Task to complete:
Copy out the entries in full and with complete accuracy; pictures are excluded.

A run of records

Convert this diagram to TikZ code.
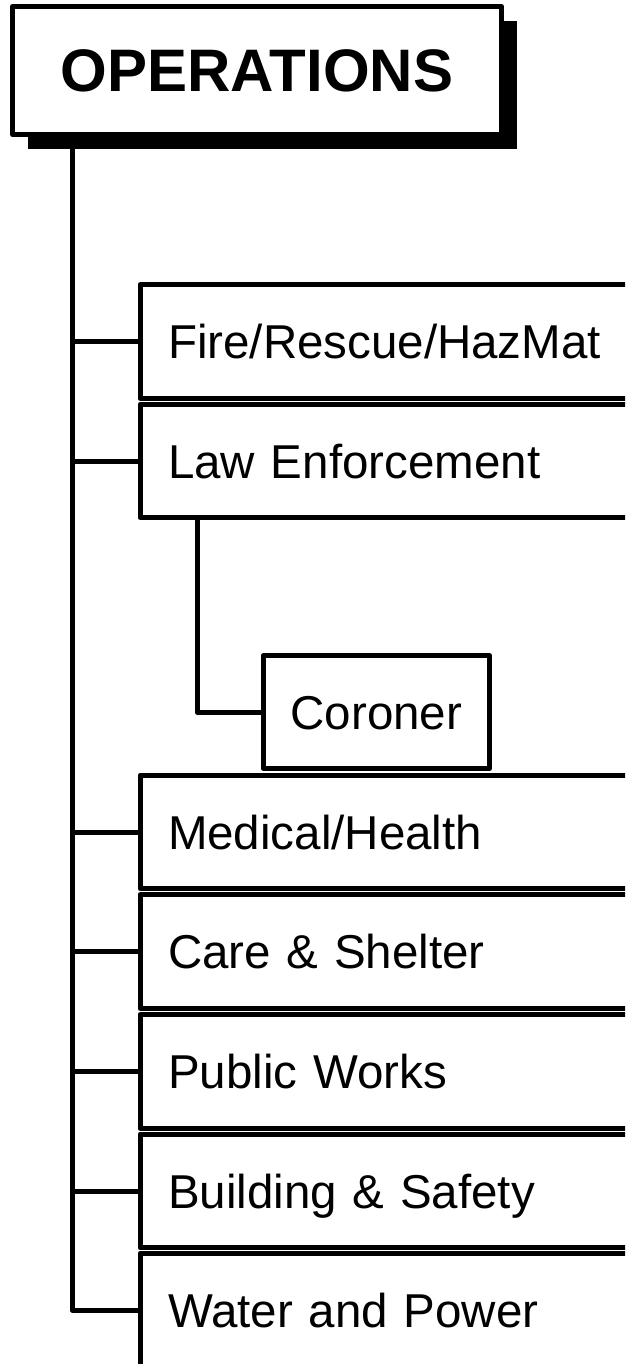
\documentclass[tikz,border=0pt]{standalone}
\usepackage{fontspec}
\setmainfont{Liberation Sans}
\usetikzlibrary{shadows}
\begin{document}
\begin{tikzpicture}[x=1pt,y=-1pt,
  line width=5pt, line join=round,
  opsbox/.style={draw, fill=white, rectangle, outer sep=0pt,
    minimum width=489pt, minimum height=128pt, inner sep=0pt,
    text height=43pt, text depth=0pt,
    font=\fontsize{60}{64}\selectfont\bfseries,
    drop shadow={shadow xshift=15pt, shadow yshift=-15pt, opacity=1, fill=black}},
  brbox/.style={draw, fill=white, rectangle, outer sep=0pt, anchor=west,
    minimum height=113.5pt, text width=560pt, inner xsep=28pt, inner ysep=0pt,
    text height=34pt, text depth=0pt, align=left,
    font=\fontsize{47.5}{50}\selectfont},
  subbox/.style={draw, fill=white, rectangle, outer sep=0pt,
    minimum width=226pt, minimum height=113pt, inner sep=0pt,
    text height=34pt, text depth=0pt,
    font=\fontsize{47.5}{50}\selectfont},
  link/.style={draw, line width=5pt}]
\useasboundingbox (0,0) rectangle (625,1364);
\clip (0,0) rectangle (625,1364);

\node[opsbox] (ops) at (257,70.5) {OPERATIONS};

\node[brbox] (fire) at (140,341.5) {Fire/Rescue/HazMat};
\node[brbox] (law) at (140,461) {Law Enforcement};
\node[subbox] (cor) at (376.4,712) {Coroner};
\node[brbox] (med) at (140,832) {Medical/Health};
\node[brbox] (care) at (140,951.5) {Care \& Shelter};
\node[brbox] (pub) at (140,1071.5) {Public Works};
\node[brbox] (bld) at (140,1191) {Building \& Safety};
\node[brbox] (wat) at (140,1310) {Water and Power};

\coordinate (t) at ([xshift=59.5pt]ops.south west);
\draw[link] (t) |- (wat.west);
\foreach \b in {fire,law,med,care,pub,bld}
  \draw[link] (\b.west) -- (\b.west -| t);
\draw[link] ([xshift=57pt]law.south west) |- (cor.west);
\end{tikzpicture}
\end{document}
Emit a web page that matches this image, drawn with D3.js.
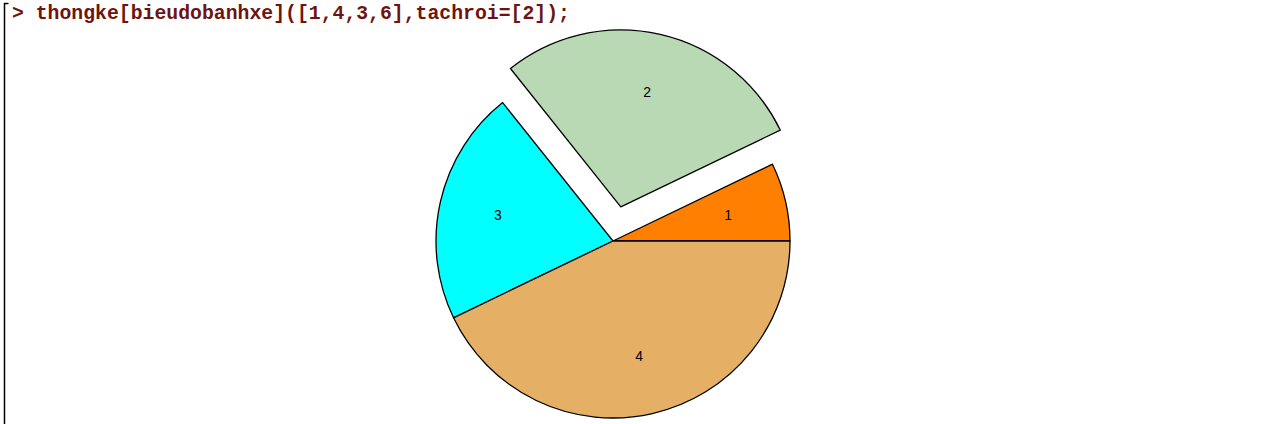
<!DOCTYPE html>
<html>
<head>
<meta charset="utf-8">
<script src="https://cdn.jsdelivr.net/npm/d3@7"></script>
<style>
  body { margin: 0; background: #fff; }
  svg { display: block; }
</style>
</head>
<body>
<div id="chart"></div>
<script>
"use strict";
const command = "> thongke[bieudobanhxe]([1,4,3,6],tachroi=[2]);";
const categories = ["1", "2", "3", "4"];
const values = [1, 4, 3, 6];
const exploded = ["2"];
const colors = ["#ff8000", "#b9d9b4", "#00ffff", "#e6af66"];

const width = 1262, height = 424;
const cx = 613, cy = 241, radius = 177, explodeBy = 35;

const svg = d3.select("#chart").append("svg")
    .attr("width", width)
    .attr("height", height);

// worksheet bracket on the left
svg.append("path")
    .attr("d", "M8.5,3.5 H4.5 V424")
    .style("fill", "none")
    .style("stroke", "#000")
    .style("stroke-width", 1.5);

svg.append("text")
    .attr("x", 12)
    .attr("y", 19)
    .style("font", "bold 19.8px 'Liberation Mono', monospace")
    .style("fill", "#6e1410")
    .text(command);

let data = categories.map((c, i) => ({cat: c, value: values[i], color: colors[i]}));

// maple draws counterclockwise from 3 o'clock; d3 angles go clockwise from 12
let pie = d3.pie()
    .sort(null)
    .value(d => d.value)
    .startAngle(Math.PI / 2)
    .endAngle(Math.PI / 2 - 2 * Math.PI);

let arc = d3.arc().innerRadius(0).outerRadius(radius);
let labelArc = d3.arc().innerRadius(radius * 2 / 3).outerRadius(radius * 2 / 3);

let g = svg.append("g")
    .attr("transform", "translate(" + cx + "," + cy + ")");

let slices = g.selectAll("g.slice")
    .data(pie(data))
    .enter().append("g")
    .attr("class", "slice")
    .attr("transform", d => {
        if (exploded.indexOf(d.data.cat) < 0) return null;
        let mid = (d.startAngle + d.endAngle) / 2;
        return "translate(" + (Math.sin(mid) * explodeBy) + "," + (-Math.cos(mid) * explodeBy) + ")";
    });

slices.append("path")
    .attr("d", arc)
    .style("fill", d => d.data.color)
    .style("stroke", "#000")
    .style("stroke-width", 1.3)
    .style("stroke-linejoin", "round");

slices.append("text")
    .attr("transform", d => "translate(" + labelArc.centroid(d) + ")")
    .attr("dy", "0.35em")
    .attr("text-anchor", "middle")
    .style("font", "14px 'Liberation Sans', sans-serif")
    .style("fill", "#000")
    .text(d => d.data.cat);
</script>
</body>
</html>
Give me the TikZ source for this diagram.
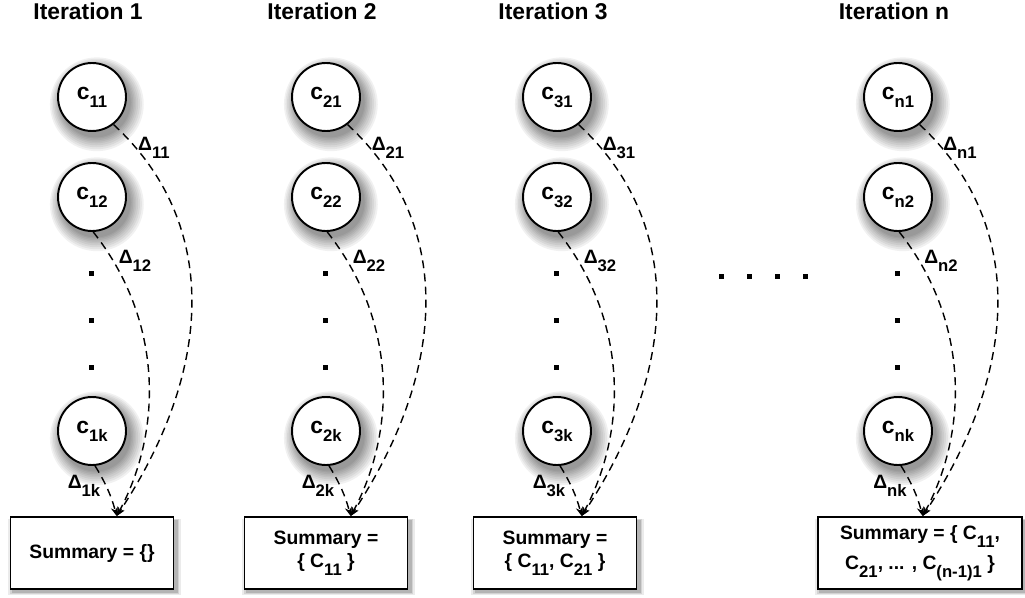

Solution to the exercise:
Convert this diagram to TikZ code.
\documentclass[tikz,border=0pt]{standalone}
\usepackage{fontspec}
\setmainfont{Liberation Sans}
\usetikzlibrary{shadows}
\begin{document}
\begin{tikzpicture}[x=1pt,y=-1pt,
  line width=5pt, line join=round,
  opsbox/.style={draw, fill=white, rectangle, outer sep=0pt,
    minimum width=489pt, minimum height=128pt, inner sep=0pt,
    text height=43pt, text depth=0pt,
    font=\fontsize{60}{64}\selectfont\bfseries,
    drop shadow={shadow xshift=15pt, shadow yshift=-15pt, opacity=1, fill=black}},
  brbox/.style={draw, fill=white, rectangle, outer sep=0pt, anchor=west,
    minimum height=113.5pt, text width=560pt, inner xsep=28pt, inner ysep=0pt,
    text height=34pt, text depth=0pt, align=left,
    font=\fontsize{47.5}{50}\selectfont},
  subbox/.style={draw, fill=white, rectangle, outer sep=0pt,
    minimum width=226pt, minimum height=113pt, inner sep=0pt,
    text height=34pt, text depth=0pt,
    font=\fontsize{47.5}{50}\selectfont},
  link/.style={draw, line width=5pt}]
\useasboundingbox (0,0) rectangle (625,1364);
\clip (0,0) rectangle (625,1364);

\node[opsbox] (ops) at (257,70.5) {OPERATIONS};

\node[brbox] (fire) at (140,341.5) {Fire/Rescue/HazMat};
\node[brbox] (law) at (140,461) {Law Enforcement};
\node[subbox] (cor) at (376.4,712) {Coroner};
\node[brbox] (med) at (140,832) {Medical/Health};
\node[brbox] (care) at (140,951.5) {Care \& Shelter};
\node[brbox] (pub) at (140,1071.5) {Public Works};
\node[brbox] (bld) at (140,1191) {Building \& Safety};
\node[brbox] (wat) at (140,1310) {Water and Power};

\coordinate (t) at ([xshift=59.5pt]ops.south west);
\draw[link] (t) |- (wat.west);
\foreach \b in {fire,law,med,care,pub,bld}
  \draw[link] (\b.west) -- (\b.west -| t);
\draw[link] ([xshift=57pt]law.south west) |- (cor.west);
\end{tikzpicture}
\end{document}
Emit a web page that matches this image, drawn with D3.js.
<!DOCTYPE html>
<html>
<head>
<meta charset="utf-8">
<script src="https://cdn.jsdelivr.net/npm/d3@7"></script>
<style>
  body { margin: 0; background: #fff; }
  svg { display: block; }
</style>
</head>
<body>
<div id="chart"></div>
<script>
"use strict";
const command = "> thongke[bieudobanhxe]([1,4,3,6],tachroi=[2]);";
const categories = ["1", "2", "3", "4"];
const values = [1, 4, 3, 6];
const exploded = ["2"];
const colors = ["#ff8000", "#b9d9b4", "#00ffff", "#e6af66"];

const width = 1262, height = 424;
const cx = 613, cy = 241, radius = 177, explodeBy = 35;

const svg = d3.select("#chart").append("svg")
    .attr("width", width)
    .attr("height", height);

// worksheet bracket on the left
svg.append("path")
    .attr("d", "M8.5,3.5 H4.5 V424")
    .style("fill", "none")
    .style("stroke", "#000")
    .style("stroke-width", 1.5);

svg.append("text")
    .attr("x", 12)
    .attr("y", 19)
    .style("font", "bold 19.8px 'Liberation Mono', monospace")
    .style("fill", "#6e1410")
    .text(command);

let data = categories.map((c, i) => ({cat: c, value: values[i], color: colors[i]}));

// maple draws counterclockwise from 3 o'clock; d3 angles go clockwise from 12
let pie = d3.pie()
    .sort(null)
    .value(d => d.value)
    .startAngle(Math.PI / 2)
    .endAngle(Math.PI / 2 - 2 * Math.PI);

let arc = d3.arc().innerRadius(0).outerRadius(radius);
let labelArc = d3.arc().innerRadius(radius * 2 / 3).outerRadius(radius * 2 / 3);

let g = svg.append("g")
    .attr("transform", "translate(" + cx + "," + cy + ")");

let slices = g.selectAll("g.slice")
    .data(pie(data))
    .enter().append("g")
    .attr("class", "slice")
    .attr("transform", d => {
        if (exploded.indexOf(d.data.cat) < 0) return null;
        let mid = (d.startAngle + d.endAngle) / 2;
        return "translate(" + (Math.sin(mid) * explodeBy) + "," + (-Math.cos(mid) * explodeBy) + ")";
    });

slices.append("path")
    .attr("d", arc)
    .style("fill", d => d.data.color)
    .style("stroke", "#000")
    .style("stroke-width", 1.3)
    .style("stroke-linejoin", "round");

slices.append("text")
    .attr("transform", d => "translate(" + labelArc.centroid(d) + ")")
    .attr("dy", "0.35em")
    .attr("text-anchor", "middle")
    .style("font", "14px 'Liberation Sans', sans-serif")
    .style("fill", "#000")
    .text(d => d.data.cat);
</script>
</body>
</html>
Give me the TikZ source for this diagram.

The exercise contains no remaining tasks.